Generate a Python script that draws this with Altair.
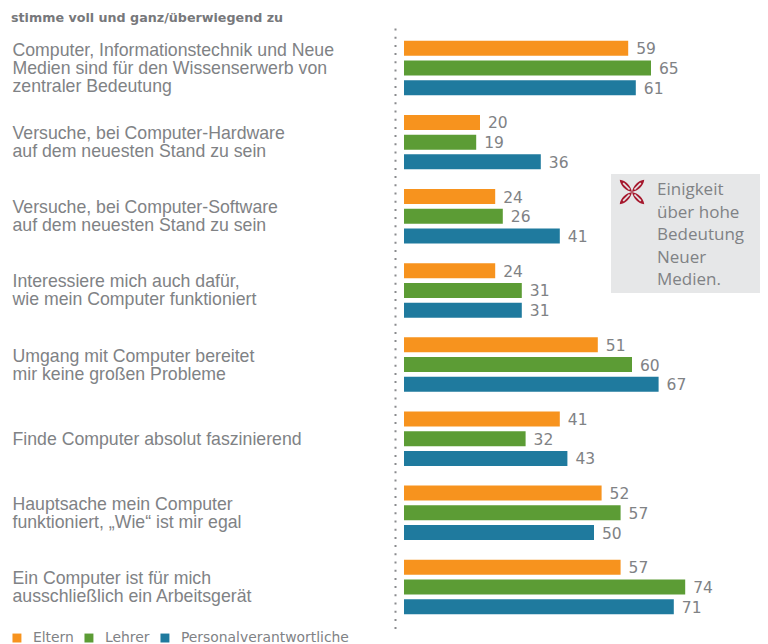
import altair as alt
import pandas as pd

categories = [
    "Computer, Informationstechnik und Neue\nMedien sind für den Wissenserwerb von\nzentraler Bedeutung",
    "Versuche, bei Computer-Hardware\nauf dem neuesten Stand zu sein",
    "Versuche, bei Computer-Software\nauf dem neuesten Stand zu sein",
    "Interessiere mich auch dafür,\nwie mein Computer funktioniert",
    "Umgang mit Computer bereitet\nmir keine großen Probleme",
    "Finde Computer absolut faszinierend",
    "Hauptsache mein Computer\nfunktioniert, „Wie“ ist mir egal",
    "Ein Computer ist für mich\nausschließlich ein Arbeitsgerät",
]
series = ["Eltern", "Lehrer", "Personalverantwortliche"]
colors = ["#f7931e", "#5c9c35", "#1f7a9e"]
eltern = [59, 20, 24, 24, 51, 41, 52, 57]
lehrer = [65, 19, 26, 31, 60, 32, 57, 74]
personal = [61, 36, 41, 31, 67, 43, 50, 71]
title_text = "stimme voll und ganz/überwiegend zu"
note_lines = ["Einigkeit", "über hohe", "Bedeutung", "Neuer", "Medien."]

rows = []
for s, vals in zip(series, [eltern, lehrer, personal]):
    for c, v in zip(categories, vals):
        rows.append({"cat": c, "series": s, "value": v})
df = pd.DataFrame(rows)

GRAY = "#808285"
PX = 3.8
W, H = 365, 602
x_scale = alt.Scale(domain=[-9 / PX, (W - 9) / PX], nice=False, zero=False)
y_scale = alt.Scale(domain=categories, paddingInner=0, paddingOuter=0.06, align=0.33)
off_scale = alt.Scale(domain=series, paddingInner=0.24, paddingOuter=0.5)

x = alt.X("value:Q", scale=x_scale, axis=None)
y = alt.Y(
    "cat:N",
    scale=y_scale,
    sort=None,
    title=None,
    axis=alt.Axis(
        ticks=False,
        grid=False,
        domain=True,
        domainColor="#8a8b8e",
        domainWidth=2,
        domainDash=[2, 6.2],
        labelAlign="left",
        labelBaseline="middle",
        labelPadding=383,
        labelFont="Liberation Sans",
        labelFontSize=17.7,
        labelLineHeight=18,
        labelColor=GRAY,
        labelLimit=400,
        labelExpr="split(datum.label, '\\n')",
        labelOffset=alt.expr("1 - 9 * (length(split(datum.label, '\\n')) - 1)"),
    ),
)
yoff = alt.YOffset("series:N", scale=off_scale, sort=series)

bars = alt.Chart(df).mark_bar().encode(
    x=x,
    x2=alt.datum(0),
    y=y,
    yOffset=yoff,
    color=alt.Color(
        "series:N",
        scale=alt.Scale(domain=series, range=colors),
        legend=alt.Legend(
            title=None,
            orient="none",
            direction="horizontal",
            legendX=-385,
            legendY=603,
            symbolType="square",
            symbolSize=80,
            symbolStrokeWidth=0,
            labelFont="DejaVu Sans",
            labelFontSize=13.9,
            labelLimit=300,
            labelColor=GRAY,
            labelOffset=9,
            columnPadding=8,
            symbolOpacity=1,
        ),
    ),
)
labels = alt.Chart(df).mark_text(
    align="left", baseline="middle", dx=8, dy=1, font="DejaVu Sans", fontSize=15.5, color=GRAY
).encode(x=x, y=y, yOffset=yoff, text="value:Q")

title = alt.Chart(pd.DataFrame({"t": [title_text]})).mark_text(
    align="left", baseline="middle", font="DejaVu Sans", fontWeight="bold", fontSize=12.7, color="#77787b"
).encode(x=alt.value(-384), y=alt.value(-10), text="t:N")

note_bg = alt.Chart(pd.DataFrame({"a": [1]})).mark_rect(color="#e6e7e8").encode(
    x=alt.value(216), x2=alt.value(365), y=alt.value(146), y2=alt.value(265)
)
note = [
    alt.Chart(pd.DataFrame({"t": [t]})).mark_text(
        align="left", baseline="middle", font="Open Sans", fontSize=17, color=GRAY
    ).encode(x=alt.value(262), y=alt.value(162 + 22.5 * i), text="t:N")
    for i, t in enumerate(note_lines)
]
leaf = (
    "M0,0 C-0.1,-0.5 -0.5,-0.95 -1,-1 C-0.95,-0.5 -0.5,-0.1 0,0 Z "
    "M0,0 C0.1,-0.5 0.5,-0.95 1,-1 C0.95,-0.5 0.5,-0.1 0,0 Z "
    "M0,0 C-0.1,0.5 -0.5,0.95 -1,1 C-0.95,0.5 -0.5,0.1 0,0 Z "
    "M0,0 C0.1,0.5 0.5,0.95 1,1 C0.95,0.5 0.5,0.1 0,0 Z"
)
veins = "M-0.72,-0.72 L-0.2,-0.2 M0.72,-0.72 L0.2,-0.2 M-0.72,0.72 L-0.2,0.2 M0.72,0.72 L0.2,0.2"
icon = alt.Chart(pd.DataFrame({"a": [1]})).mark_point(
    shape=leaf, filled=True, color="#a6192e", size=600, opacity=1
).encode(x=alt.value(237), y=alt.value(164))
icon_veins = alt.Chart(pd.DataFrame({"a": [1]})).mark_point(
    shape=veins, filled=False, color="#e6e7e8", size=600, opacity=1, strokeWidth=1.6
).encode(x=alt.value(237), y=alt.value(164))

chart = (
    alt.layer(bars, labels, title, note_bg, *note, icon, icon_veins)
    .properties(
        width=W,
        height=H,
        padding={"left": 387, "top": 20, "right": 0, "bottom": 14},
        autosize=alt.AutoSizeParams(type="none"),
    )
    .configure_view(stroke=None)
)
chart.save("out.html", embed_options={"renderer": "svg", "actions": False})
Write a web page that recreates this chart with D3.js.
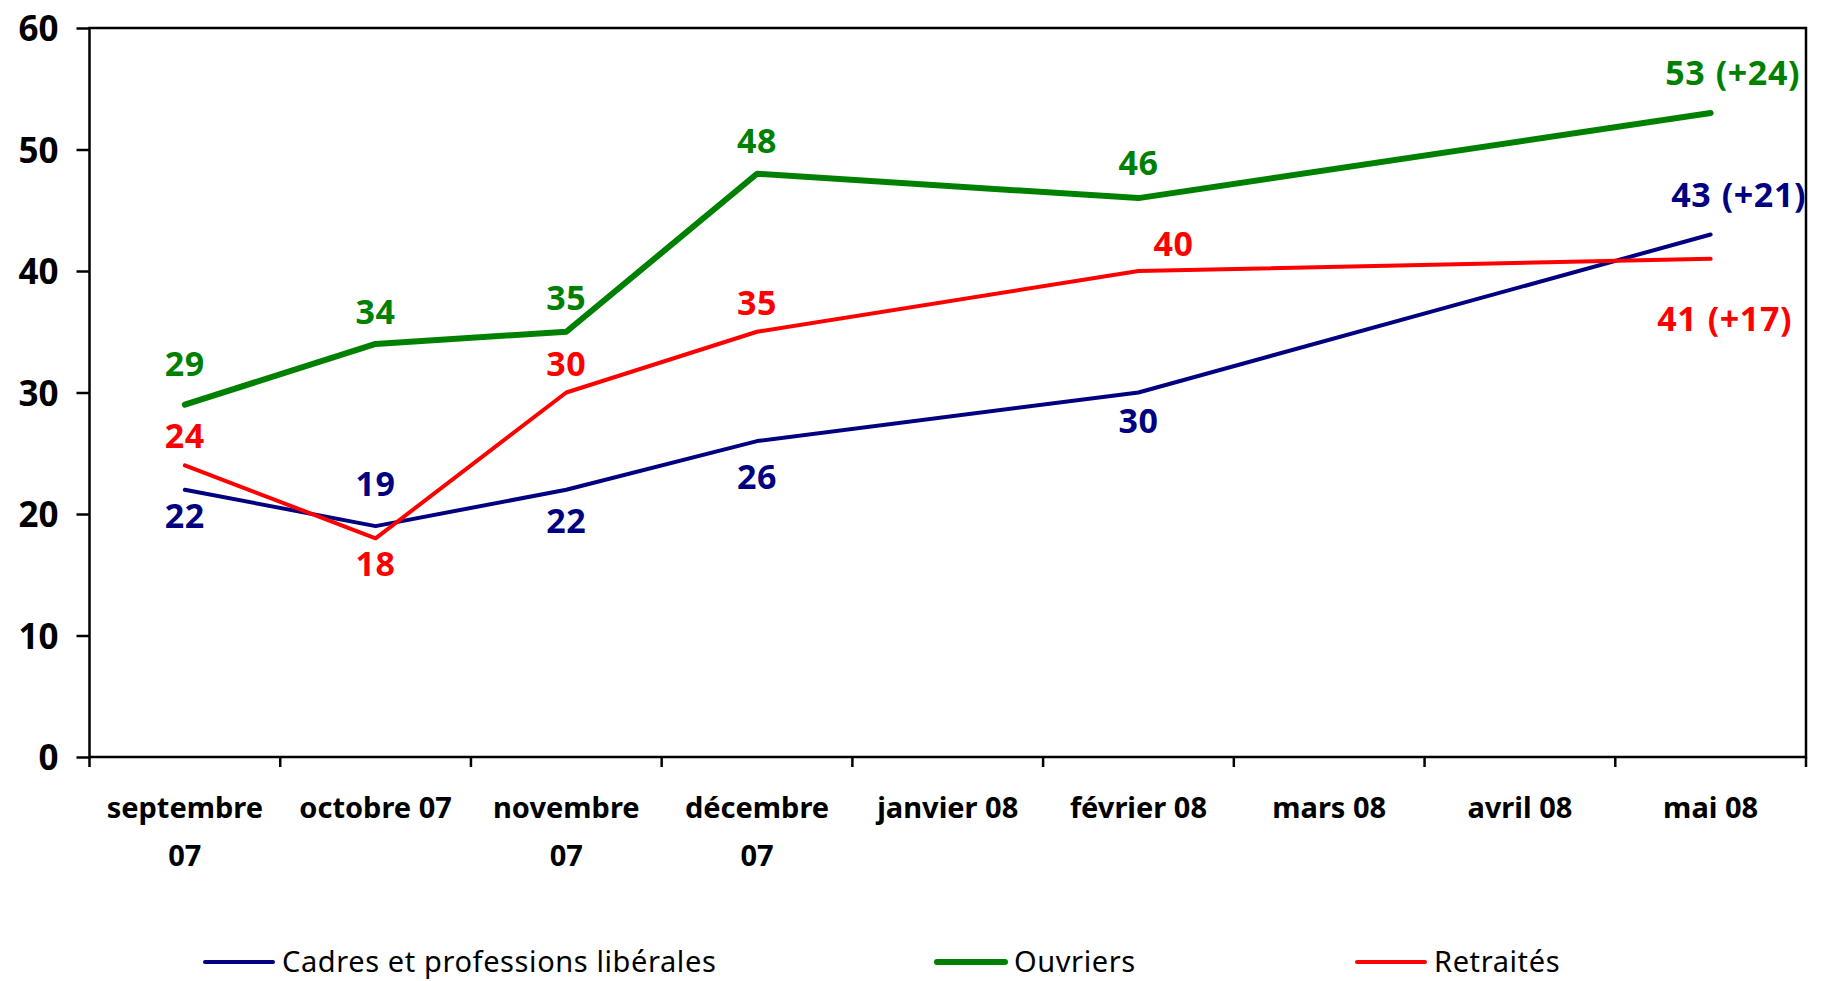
<!DOCTYPE html>
<html>
<head>
<meta charset="utf-8">
<script src="https://cdn.jsdelivr.net/npm/d3@7"></script>
<style>
  html, body { margin: 0; padding: 0; background: #fff; }
  svg { display: block; }
  text { font-family: "Noto Sans", "DejaVu Sans", sans-serif; }
</style>
</head>
<body>
<svg></svg>
<script>
// categories and values (null = no survey that month)
const months = ["septembre 07", "octobre 07", "novembre 07", "décembre 07", "janvier 08",
                "février 08", "mars 08", "avril 08", "mai 08"];
const seriesNames = ["Cadres et professions libérales", "Ouvriers", "Retraités"];
const cadres   = [22, 19, 22, 26, null, 30, null, null, 43];
const ouvriers = [29, 34, 35, 48, null, 46, null, null, 53];
const retraites = [24, 18, 30, 35, null, 40, null, null, 41];
const lastChange = ["+21", "+24", "+17"];
const yTicks = [0, 10, 20, 30, 40, 50, 60];

// label placement (offset of label centre from the point, px)
const labelDy = [
  [26, -42, 31, 36, 0, 28, 0, 0, -40],
  [-41, -32, -34, -33, 0, -35, 0, 0, -40],
  [-30, 25, -29, -29, 0, -27, 0, 0, 60]
];
const labelDx = [
  [0, 0, 0, 0, 0, 0, 0, 0, 28],
  [0, 0, 0, 0, 0, 0, 0, 0, 22],
  [0, 0, 0, 0, 0, 35, 0, 0, 14]
];

const colors = ["#000080", "#008000", "#ff0000"];
const widths = [4, 6, 4];

const width = 1823, height = 981;
const margin = {top: 28, right: 17, bottom: 224, left: 89.5};
const innerWidth = width - margin.left - margin.right;
const innerHeight = height - margin.top - margin.bottom;

const svg = d3.select("svg").attr("width", width).attr("height", height);
const g = svg.append("g")
    .attr("transform", "translate(" + margin.left + "," + margin.top + ")");

const x = d3.scaleBand().domain(months).range([0, innerWidth]);
const y = d3.scaleLinear().domain([0, 60]).range([innerHeight, 0]);
const cx = d => x(d) + x.bandwidth() / 2;

// frame
g.append("rect")
    .attr("x", 0).attr("y", y(60))
    .attr("width", innerWidth).attr("height", innerHeight)
    .attr("fill", "none").attr("stroke", "#000").attr("stroke-width", 2.5);

// y axis
const yAxis = g.append("g")
    .call(d3.axisLeft(y).tickValues(yTicks).tickSize(13).tickPadding(18));
yAxis.select(".domain").remove();
yAxis.selectAll("line").attr("stroke", "#000").attr("stroke-width", 2.5);
yAxis.selectAll("text")
    .attr("font-size", 35).attr("font-weight", "bold").attr("fill", "#000")
    .attr("dy", "0.36em");

// x axis: ticks at category boundaries
const bounds = d3.range(months.length + 1).map(i => i * x.step());
g.selectAll(".xtick").data(bounds).enter().append("line")
    .attr("x1", d => d).attr("x2", d => d)
    .attr("y1", innerHeight).attr("y2", innerHeight + 10)
    .attr("stroke", "#000").attr("stroke-width", 2.5);

const xLabels = g.selectAll(".xlabel").data(months).enter().append("text")
    .attr("class", "xlabel")
    .attr("x", d => cx(d))
    .attr("y", innerHeight + 61)
    .attr("text-anchor", "middle")
    .attr("font-size", 29).attr("font-weight", "bold").attr("fill", "#000");

xLabels.each(function(d) {
    const t = d3.select(this);
    t.text(d);
    if (this.getComputedTextLength() > x.bandwidth() - 15) {
        const parts = d.split(" ");
        const last = parts.pop();
        t.text(null);
        t.append("tspan").attr("x", cx(d)).text(parts.join(" "));
        t.append("tspan").attr("x", cx(d)).attr("dy", 48).text(last);
    }
});

// lines
const allSeries = [cadres, ouvriers, retraites];
const line = d3.line()
    .x(d => cx(d.month))
    .y(d => y(d.value));

allSeries.forEach(function(values, s) {
    const pts = values.map((v, i) => ({month: months[i], value: v, i: i}))
                      .filter(d => d.value !== null);
    g.append("path")
        .datum(pts)
        .attr("d", line)
        .attr("fill", "none")
        .attr("stroke", colors[s])
        .attr("stroke-width", widths[s])
        .attr("stroke-linejoin", "round")
        .attr("stroke-linecap", "round");
});

// data labels
allSeries.forEach(function(values, s) {
    const pts = values.map((v, i) => ({month: months[i], value: v, i: i}))
                      .filter(d => d.value !== null);
    g.selectAll(".lab" + s).data(pts).enter().append("text")
        .attr("x", d => cx(d.month) + labelDx[s][d.i])
        .attr("y", d => y(d.value) + labelDy[s][d.i])
        .attr("dy", "0.36em")
        .attr("text-anchor", "middle")
        .attr("font-size", 34).attr("font-weight", "bold")
        .attr("letter-spacing", 0.6)
        .attr("word-spacing", 1)
        .attr("fill", colors[s])
        .text(d => d.i === months.length - 1 ? d.value + " (" + lastChange[s] + ")" : d.value);
});

// legend
const legendX = [205, 937, 1357];
const legend = svg.append("g").attr("transform", "translate(0,962)");
seriesNames.forEach(function(name, s) {
    legend.append("line")
        .attr("x1", legendX[s]).attr("x2", legendX[s] + 68)
        .attr("y1", 0).attr("y2", 0)
        .attr("stroke", colors[s])
        .attr("stroke-width", s === 1 ? 6 : 4)
        .attr("stroke-linecap", "round");
    legend.append("text")
        .attr("x", legendX[s] + 77)
        .attr("y", 0)
        .attr("dy", "0.36em")
        .attr("font-size", 29)
        .attr("letter-spacing", 0.6)
        .attr("fill", "#000")
        .text(name);
});
</script>
</body>
</html>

※

- [Written exercise]: Write out the lines from the one containing "Write a web" down to the one containing "const yTicks = [0, 10, 20, 30, 40, 50, 60];", both included, exactly as they appear. Leave out any pictures.

- [Solution to the problem]:
Write a web page that recreates this chart with D3.js.
<!DOCTYPE html>
<html>
<head>
<meta charset="utf-8">
<script src="https://cdn.jsdelivr.net/npm/d3@7"></script>
<style>
  html, body { margin: 0; padding: 0; background: #fff; }
  svg { display: block; }
  text { font-family: "Noto Sans", "DejaVu Sans", sans-serif; }
</style>
</head>
<body>
<svg></svg>
<script>
// categories and values (null = no survey that month)
const months = ["septembre 07", "octobre 07", "novembre 07", "décembre 07", "janvier 08",
                "février 08", "mars 08", "avril 08", "mai 08"];
const seriesNames = ["Cadres et professions libérales", "Ouvriers", "Retraités"];
const cadres   = [22, 19, 22, 26, null, 30, null, null, 43];
const ouvriers = [29, 34, 35, 48, null, 46, null, null, 53];
const retraites = [24, 18, 30, 35, null, 40, null, null, 41];
const lastChange = ["+21", "+24", "+17"];
const yTicks = [0, 10, 20, 30, 40, 50, 60];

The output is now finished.